For citations to Texas law, the Texas Law Review Association has developed a supplement to The Bluebook called Texas Rules of Form. It is popularly referred to as the Greenbook. The rules in the Greenbook apply specifically to sources of Texas state law and always supersede the general rules contained in the Bluebook. The Greenbook is not available online, but a paper copy is on reserve at the Government Documents Service Desk.

More a more thorough explanation of legal citation principles, including instructions on how to create a citation, see Basic Legal Citation by Peter W. Martin of Cornell University.

Example of a Legal Citation

Empy v. State, 571 S.W.2d 526 (Tex. Crim. App. 1978).

This is a reference to a case between Louis Empy and the state of Texas.
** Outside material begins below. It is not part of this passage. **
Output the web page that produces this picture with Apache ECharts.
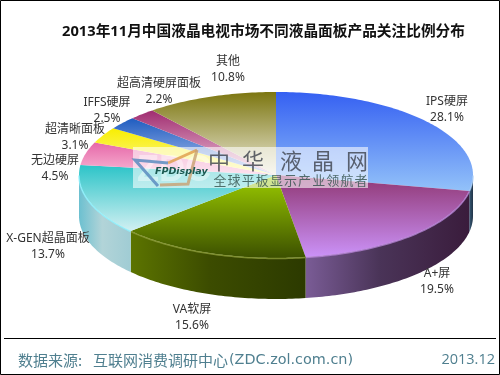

The decision was published in volume 571 of the South Western Reporter, second series, on page 526. The case was tried in 1978 in the Texas Court of Criminal Appeals.

For more examples of various types of legal materials, see Basic Legal Citation: Examples.

Basic Form of a Citation

The exact format of a legal citation will differ depending on what sort of work is being cited. Nevertheless, legal citations following The Bluebook will include the following elements:

  • The name of the case, statute, regulation, or article
  • The source information, which consists of three parts:
    • Volume number
    • Name of the source (usually abbreviated)
    • Page or section number
  • The date

Many citations contain additional information, such as an author's name or the name of the court that issued a particular decision. This can help you evaluate how authoritative or credible the item cited might be.


Abbreviations are used to make a citation as brief as possible. They can also render it obscure. There are many resources that can help you identify what source is being referred to by an abbreviation in a legal citation. Perhaps the most comprehensive is Bieber's Dictionary of Legal Abbreviations, by Mary Miles Prince. This reference work is available at the Government Documents Service Desk in Willis Library.